Ce ne siamo accorti osservando le grafiche degli eventi e ascoltando le “nuove” uscite musicali. Spavaldi strizziamo l’occhiolino alla musica del Benin della metà degli anni 70, ingorde etichette si narra che facciano razzia di dischi nei villaggi africani presi dalla foga delle ristampe sconosciute provenienti dal continente nero. Condividiamo immagini di busti ellenici del periodo classico, quando l’ellenismo non resta che un ricordo dei banchi di scuola. Ci elettrifichiamo in flyer distorti e stroboscopici in stile warehouse party di Birmingham alla fine degli anni 80, ma in realtà stiamo andando a ballare la cumbia.
Atterrando su qualunque music store o negozio di dischi veniamo sommersi da suoni tropicali e melodie baleariche, agli eventi delle città ci si accorge che l’erba non si fuma più, oggi c’è la palma e la nostra camicia nera sancrata (perfetta due anni fa quando si ristampavano le chicche introvabili tra il noise, la wave e l’ industrial) non va più bene, oggi è il momento dei fiori e degli arcobaleni che già andavano di moda a Ibiza nei primi anni 90 e ancor prima in California negli anni 60.
Sì, perché oggi si ascolta la musica africana, esotica, tropicale.
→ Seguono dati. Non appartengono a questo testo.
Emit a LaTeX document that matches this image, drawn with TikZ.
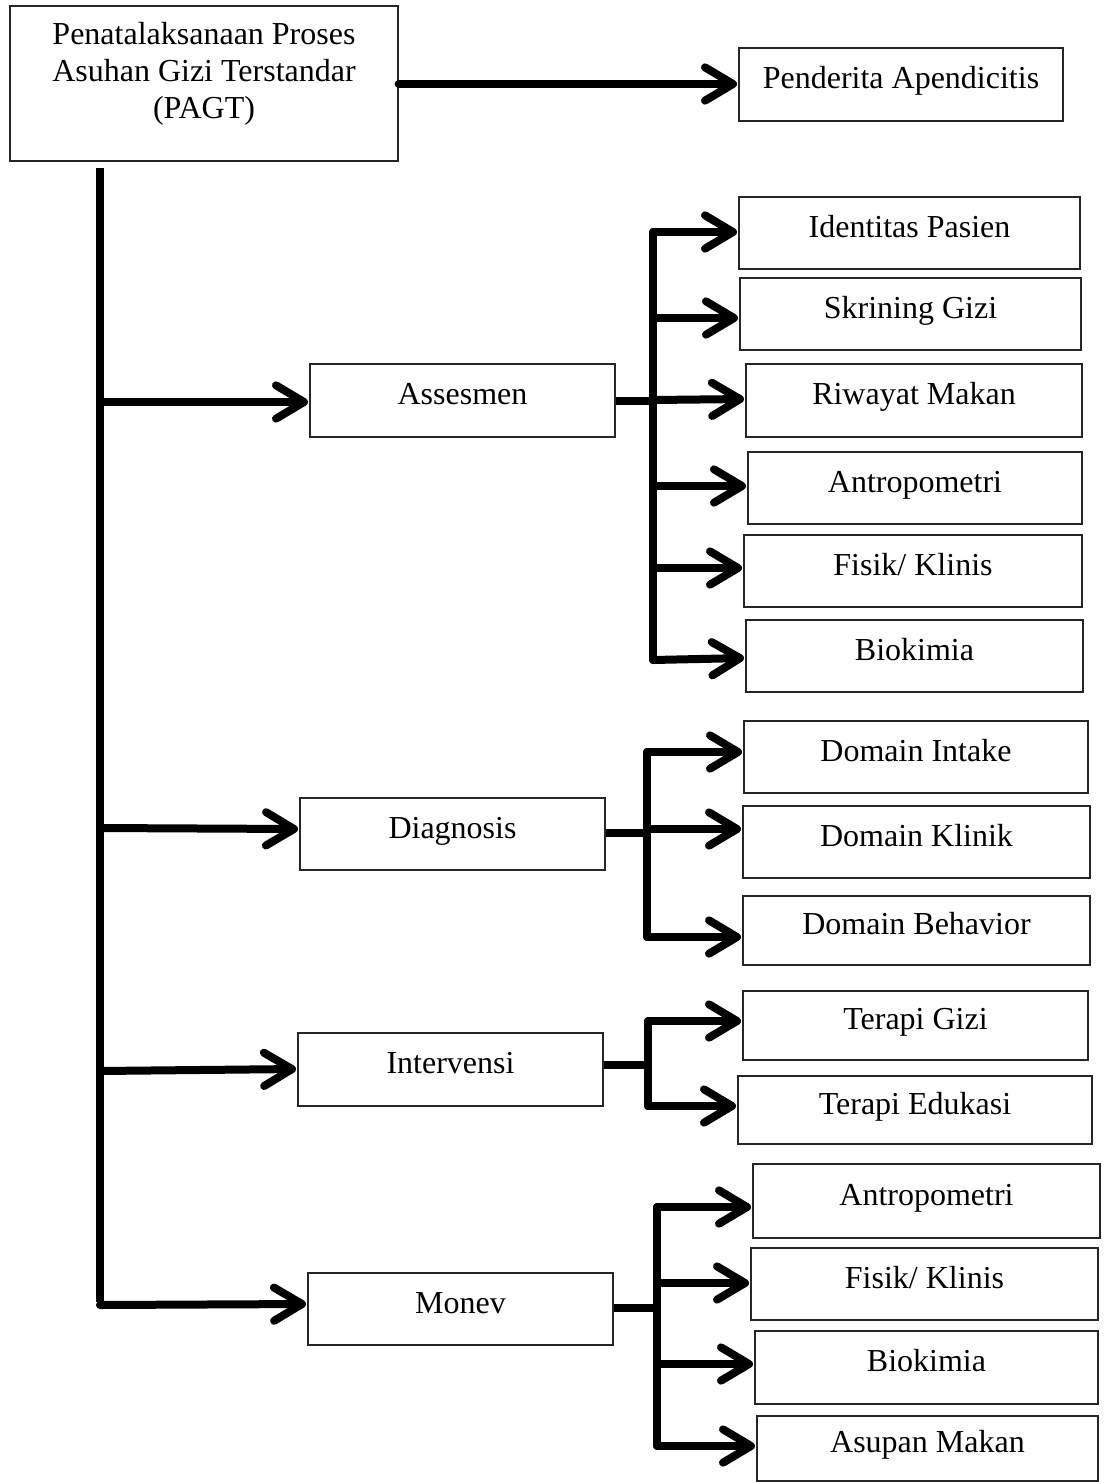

Ma andrebbe sottolineato che già David Byrne e Brian Eno si misero alla ricerca di nuovi ritmi e sonorità, così come la fusion dei Weather Report e di tutti i progetti musicali influenzati dalla crescente popolarità di Fela Kuti e del Reggae di Marley.
Fu la stessa ricerca di Paul Gauguin affascinato dall’esotico e forse la stessa soddisfazione con il quale il Vate andava fiero nell’esporre le sue “perle” provenienti dalle terre lontane.
Poi ci scontriamo con il ritorno al classicismo della Vaporwave (leggete il nostro articolo sul “fenomeno” qui), busti e teste di gesso (il marmo costa troppo) a far da modelli per i banner degli eventi e le copertine digitali. Ecco invece una scelta brillante e di gran gusto: la musica Vaporwave ha come main-core la ri-mediazione e trasformazione dei classici musicali, rallentandoli, modificandoli, attualizzandoli. Dunque è assolutamente coerente la scelta d’immagine e stile, l’utilizzo del classico in un contesto contemporaneo, si passa dai pesanti marmi di Carrara alla leggerezza dei bit di un banner.
Simile la scelta delle organizzazioni italiane progressive anni 90 che ponevano imperatori romani a presidiare le entrate del disco-tempio. Qui è la location a esser stata ri-mediata, il tempio prima luogo di culto spirituale, oggi luogo di celebrazione del rito della danza.
Resta da capire quante persone coglieranno i collegamenti e quanti invece crederanno di vivere in una gipsoteca digitale, nuova e originale.
C’è chi pensa per noi e cerca di individuare le “tendenze” che piaceranno ai più, anticipando e rompendo il passato con vecchi stili, ora ritenuti nuovi, che si insedieranno nel nostro immaginario collettivo. Già Frank Zappa lo notò in riferimento alla produzione musicale e lo indicò come la fine della libertà artistico-creativa, a favore di un prodotto di massa, “qualcuno” sa cosa vogliono i giovani e glielo offre su un monitor d’argento. Fino a quando la ricerca sarà finalizzata all’economia, alla diffusione di massa e alla mercificazione dell’arte, il loop non si fermerà mai. La ricerca artistica dovrebbe essere libera e fine a se stessa, senza obiettivi preposti.
Diciamo questo proprio oggi, stiamo ascoltando una nuova label di musica “contaminata” (che Gianluca Petrella ci fulmini) tra jazz, africa ed elettronica… e ci piace.